The implementation of complementary therapies into teaching at the hospital and in patient care works well with the University’s initiative on diversity, Kreitzer said. In the memo that empowered the task force, Cerra noted that the metro area has a strong immigrant community that has differing views on health care.
The complementary therapy course work will raise the level of awareness of future physicians and other health care providers of the existence of these therapies. It will also help health professional school students decide when to refer a patient to a complementary care provider, Kreitzer said.
Lucking said the findings of the task force are a step forward for alternative medicine, but is a step unfortunately driven only by money. Seattle’s King County Hospitals and the University of Oregon have already implemented complementary care programs successfully. The University is just following suit, he said.
Saxena said that it is important for future care providers to be exposed to alternative therapies because they might prescribe a drug in the future that will interact with an herbal remedy the patient is taking. The training will make them more sensitive to patients using alternative therapies and allow them to be open-minded when talking with patients about the therapies they’re using.

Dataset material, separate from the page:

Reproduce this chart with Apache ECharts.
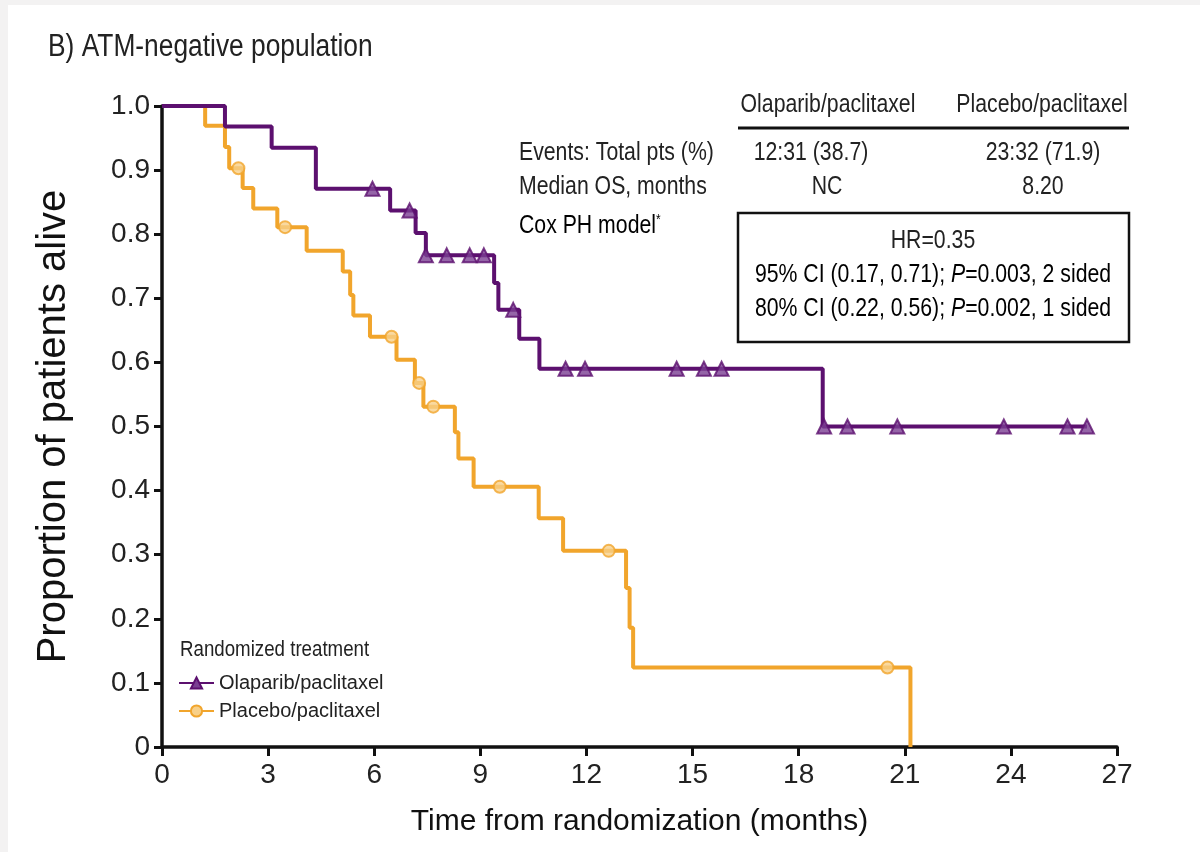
<!DOCTYPE html>
<html>
<head>
<meta charset="utf-8">
<script src="https://cdn.jsdelivr.net/npm/echarts@6/dist/echarts.min.js"></script>
<style>
    html, body { margin: 0; padding: 0; background: #f3f2f2; }
    #paper { position: absolute; left: 8px; top: 5px; width: 1192px; height: 847px; background: #ffffff; }
    #km-chart { position: absolute; left: 0; top: 0; width: 1200px; height: 852px; }
</style>
</head>
<body>
<div id="paper"></div>
<div id="km-chart"></div>
<script>
// Olaparib/paclitaxel: step times (months) and survival after each step
var olaTime = [0, 1.78, 3.1, 4.35, 6.45, 7.17, 7.46, 9.39, 9.51, 10.1, 10.67, 18.68, 26.15];
var olaSurv = [1, 0.968, 0.935, 0.871, 0.837, 0.802, 0.767, 0.724, 0.682, 0.637, 0.590, 0.5, 0.5];
var olaCensor = [5.95, 7.0, 7.46, 8.05, 8.7, 9.1, 9.93, 11.41, 11.96, 14.55, 15.32, 15.82, 18.72, 19.38, 20.79, 23.8, 25.6, 26.15];

// Placebo/paclitaxel
var plaTime = [0, 1.22, 1.78, 1.9, 2.28, 2.58, 3.26, 4.09, 5.11, 5.32, 5.41, 5.88, 6.63, 7.15, 7.39, 8.28, 8.38, 8.81, 10.65, 11.34, 13.12, 13.22, 13.32, 21.16];
var plaSurv = [1, 0.969, 0.936, 0.903, 0.872, 0.840, 0.811, 0.774, 0.742, 0.705, 0.673, 0.640, 0.604, 0.568, 0.531, 0.491, 0.450, 0.406, 0.357, 0.306, 0.248, 0.186, 0.124, 0];
var plaCensor = [2.16, 3.48, 6.49, 7.27, 7.67, 9.55, 12.63, 20.51];

var xTicks = [0, 3, 6, 9, 12, 15, 18, 21, 24, 27];

var purple = '#5c106f';
var orange = '#f1a52c';
var font = "'Liberation Sans', Arial, sans-serif";
var squeeze = 0.85; // the source uses a condensed face

function pairs(t, s) {
    var out = [];
    for (var i = 0; i < t.length; i++) {
        out.push([t[i], s[i]]);
    }
    return out;
}

// value of the step curve at time x
function stepAt(t, s, x) {
    var v = s[0];
    for (var i = 0; i < t.length; i++) {
        if (t[i] <= x) v = s[i];
    }
    return v;
}

function censorPoints(c, t, s) {
    return c.map(function(x) {
        return [x, stepAt(t, s, x)];
    });
}

// condensed-looking text for the table
function label(x, y, txt, align, size) {
    return {
        type: 'text', x: x, y: y, scaleX: squeeze,
        style: { text: txt, font: (size || 25) + 'px ' + font, fill: '#222', align: align || 'left', verticalAlign: 'middle' }
    };
}

function richLabel(x, y, txt, align) {
    return {
        type: 'text', x: x, y: y, scaleX: squeeze,
        style: {
            text: txt, align: align || 'left', verticalAlign: 'middle',
            rich: {
                n: { fontSize: 25, fontFamily: font, color: '#222' },
                i: { fontSize: 25, fontFamily: font, fontStyle: 'italic', color: '#222' },
                s: { fontSize: 14, fontFamily: font, color: '#222', padding: [0, 0, 12, 0] }
            }
        }
    };
}

var chart = echarts.init(document.getElementById('km-chart'));

var option = {
    animation: false,
    backgroundColor: 'transparent',
    textStyle: { fontFamily: font, color: '#222' },
    grid: { left: 162, right: 83, top: 106, bottom: 105 },
    xAxis: {
        type: 'value',
        min: 0,
        max: 27,
        interval: 3,
        axisLine: { onZero: false, lineStyle: { color: '#111', width: 3.5 } },
        axisTick: { show: true, length: 9, lineStyle: { color: '#111', width: 3 } },
        axisLabel: { fontSize: 28, color: '#222', margin: 14, fontFamily: font,
            formatter: function(v) { return xTicks.indexOf(v) >= 0 ? String(v) : ''; } },
        splitLine: { show: false },
        name: 'Time from randomization (months)',
        nameLocation: 'middle',
        nameGap: 60,
        nameTextStyle: { fontSize: 30, color: '#111', fontFamily: font }
    },
    yAxis: {
        type: 'value',
        min: 0,
        max: 1,
        interval: 0.1,
        axisLine: { show: true, onZero: false, lineStyle: { color: '#111', width: 3.5 } },
        axisTick: { show: true, length: 8, lineStyle: { color: '#111', width: 3 } },
        axisLabel: { fontSize: 28, color: '#222', margin: 12, fontFamily: font,
            formatter: function(v) { return v === 0 ? '0' : v.toFixed(1); } },
        splitLine: { show: false },
        name: 'Proportion of patients alive',
        nameLocation: 'middle',
        nameGap: 88,
        nameRotate: 90,
        nameTextStyle: { fontSize: 40, color: '#111', fontFamily: font }
    },
    legend: {
        data: ['Olaparib/paclitaxel', 'Placebo/paclitaxel'],
        orient: 'vertical',
        left: 173,
        top: 668,
        itemWidth: 35,
        itemHeight: 14,
        itemGap: 8,
        textStyle: { fontSize: 20, color: '#222', fontFamily: font }
    },
    graphic: [
        label(48, 47, 'B) ATM-negative population', 'left', 31),
        label(180, 650, 'Randomized treatment', 'left', 22),
        // table header
        label(828, 105, 'Olaparib/paclitaxel', 'center'),
        label(1042, 105, 'Placebo/paclitaxel', 'center'),
        { type: 'line', shape: { x1: 738, y1: 128, x2: 1129, y2: 128 }, style: { stroke: '#111', lineWidth: 3 } },
        label(519, 153, 'Events: Total pts (%)'),
        label(811, 153, '12:31 (38.7)', 'center'),
        label(1043, 153, '23:32 (71.9)', 'center'),
        label(519, 187, 'Median OS, months'),
        label(827, 187, 'NC', 'center'),
        label(1043, 187, '8.20', 'center'),
        richLabel(519, 226, '{n|Cox PH model}{s|*}'),
        // HR box
        { type: 'rect', shape: { x: 738, y: 213, width: 391, height: 129 }, style: { fill: '#fff', stroke: '#111', lineWidth: 2.5 } },
        label(933, 241, 'HR=0.35', 'center'),
        richLabel(933, 275, '{n|95% CI (0.17, 0.71); }{i|P}{n|=0.003, 2 sided}', 'center'),
        richLabel(933, 309, '{n|80% CI (0.22, 0.56); }{i|P}{n|=0.002, 1 sided}', 'center')
    ],
    series: [{
            name: 'Olaparib/paclitaxel',
            type: 'line',
            step: 'end',
            data: pairs(olaTime, olaSurv),
            symbol: 'triangle',
            symbolSize: 13,
            showSymbol: false,
            lineStyle: { color: purple, width: 4 },
            itemStyle: { color: '#7a3f92', borderColor: purple, borderWidth: 2 },
            z: 3
        },
        {
            name: 'olaCensor',
            type: 'scatter',
            data: censorPoints(olaCensor, olaTime, olaSurv),
            symbol: 'triangle',
            symbolSize: 14,
            itemStyle: { color: '#7a3f92', borderColor: purple, borderWidth: 2 },
            z: 4
        },
        {
            name: 'Placebo/paclitaxel',
            type: 'line',
            step: 'end',
            data: pairs(plaTime, plaSurv),
            symbol: 'circle',
            symbolSize: 11,
            showSymbol: false,
            lineStyle: { color: orange, width: 4 },
            itemStyle: { color: '#f8d088', borderColor: orange, borderWidth: 2 },
            z: 2
        },
        {
            name: 'plaCensor',
            type: 'scatter',
            data: censorPoints(plaCensor, plaTime, plaSurv),
            symbol: 'circle',
            symbolSize: 12,
            itemStyle: { color: '#f8d088', borderColor: orange, borderWidth: 2 },
            z: 4
        }
    ]
};

chart.setOption(option);
</script>
</body>
</html>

“Lots of patients want to talk to their doctor about alternative treatments, but are afraid their doctor will just shoot them down,” Saxena said.
A medical student who did not want his name used for fear of retaliation said there is a place for training in alternative therapies, but the Medical School is not it. He thinks the Medical School should concentrate on teaching students what they need for their medical board examinations.

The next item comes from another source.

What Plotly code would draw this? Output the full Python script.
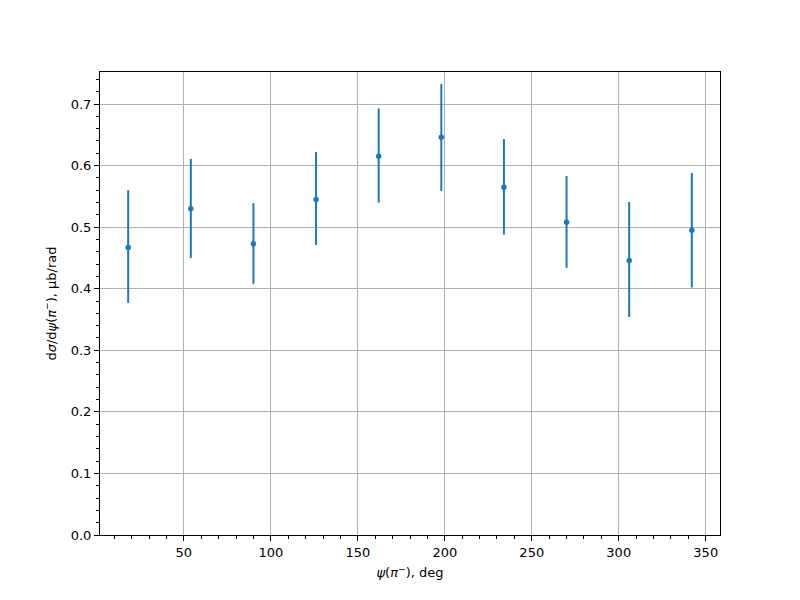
import plotly.graph_objects as go

psi = [18, 54, 90, 126, 162, 198, 234, 270, 306, 342]
xsec = [0.467, 0.530, 0.473, 0.545, 0.615, 0.646, 0.565, 0.508, 0.446, 0.495]
err_hi = [0.560, 0.611, 0.539, 0.622, 0.693, 0.7325, 0.643, 0.583, 0.541, 0.588]
err_lo = [0.377, 0.450, 0.408, 0.471, 0.540, 0.559, 0.488, 0.434, 0.354, 0.402]

plus = [h - v for h, v in zip(err_hi, xsec)]
minus = [v - l for l, v in zip(err_lo, xsec)]

color = "#1f77b4"
fig = go.Figure()
fig.add_trace(go.Scatter(
    x=psi, y=xsec, mode="markers",
    marker=dict(color=color, size=5.5),
    error_y=dict(type="data", symmetric=False, array=plus, arrayminus=minus,
                 color=color, thickness=2, width=0),
    showlegend=False,
))

font = dict(family="DejaVu Sans", size=13, color="black")
axis_common = dict(
    showline=True, linecolor="black", linewidth=1, mirror=True,
    ticks="outside", ticklen=5, tickcolor="black", tickwidth=1,
    showgrid=True, gridcolor="#b0b0b0", gridwidth=1, zeroline=False,
    tickfont=font,
)
fig.update_xaxes(
    range=[1.8, 358.2], tickmode="array", tickvals=[50, 100, 150, 200, 250, 300, 350],
    minor=dict(dtick=10, tick0=0, ticks="outside", ticklen=3, tickcolor="black", showgrid=False),
    title=dict(text="<i>ψ</i>(<i>π</i><sup>−</sup>), deg", font=font, standoff=9),
    **axis_common,
)
fig.update_yaxes(
    range=[0, 0.752], dtick=0.1, tick0=0, tickformat=".1f",
    minor=dict(dtick=0.02, tick0=0, ticks="outside", ticklen=3, tickcolor="black", showgrid=False),
    title=dict(text="d<i>σ</i>/d<i>ψ</i>(<i>π</i><sup>−</sup>), μb/rad", font=font, standoff=11),
    **axis_common,
)
fig.update_layout(
    width=792, height=592,
    margin=dict(l=92, r=80, t=64, b=65),
    paper_bgcolor="white", plot_bgcolor="white",
    font=font,
)
fig.write_html("out.html")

A chiropractor is not a doctor, he said, and the term doctor should be reserved for those who pursue academic truth. “The so-called chiropractic doctors have not shown a shred of evidence that their therapies work,” he said.
Teaching alternative medicine in the Medical School lessens the significance of being called a doctor.
“In Canada, it is illegal for a chiropractor to call himself a doctor. Only an M.D. or a Ph.D. can call himself that,” he said.
Kreitzer stresses that the task force doesn’t recommend using and teaching complementary therapies indiscriminately. “The task force is clearly advocating a scientific approach,” she said. “Complementary therapy integration into patient care will take place only after careful consideration of what makes sense,” Kreitzer said.
In fact, research is a big part of the task force’s recommendations and a major sticking point for those who don’t think complementary therapies are effective.
Greg Bury, spokesman for Blue Cross Blue Shield, said that research on the proven efficacy of the therapies is holding the insurance company back from covering alternative therapies in the same manner as conventional therapies. “We’re waiting for hard evidence,” he said.
Blue Cross Blue Shield investigated covering several alternative therapies last summer and presented their findings to company executives. However, the committee has not received any word on its recommendations, Bury said.
Blue Cross Blue Shield currently covers chiropractic and acupuncture used for anesthesia, Bury said. Should the Fairview-University Medical Center start using other alternative therapies in addition to conventional care, patients would be responsible for covering those charges at this time, he said. Complementary therapies provide a wealth of research opportunities, Kreitzer said. “Some of the more popular approaches may prove to be ineffective,” she said.
Kreitzer said that although many people might think conventional therapies are more fully tested than the alternative therapies, in fact they are not. The government’s Office of Technology Assessment released a report in September 1978 stating that only 10 percent to 20 percent of procedures currently used in medical practice had been shown to be effective in controlled experiments.
“If you hold up complementary care to the traditional model, you’ll find research in both is not complete,” Kreitzer said. “Acupuncture has actually been tested more than other approaches.”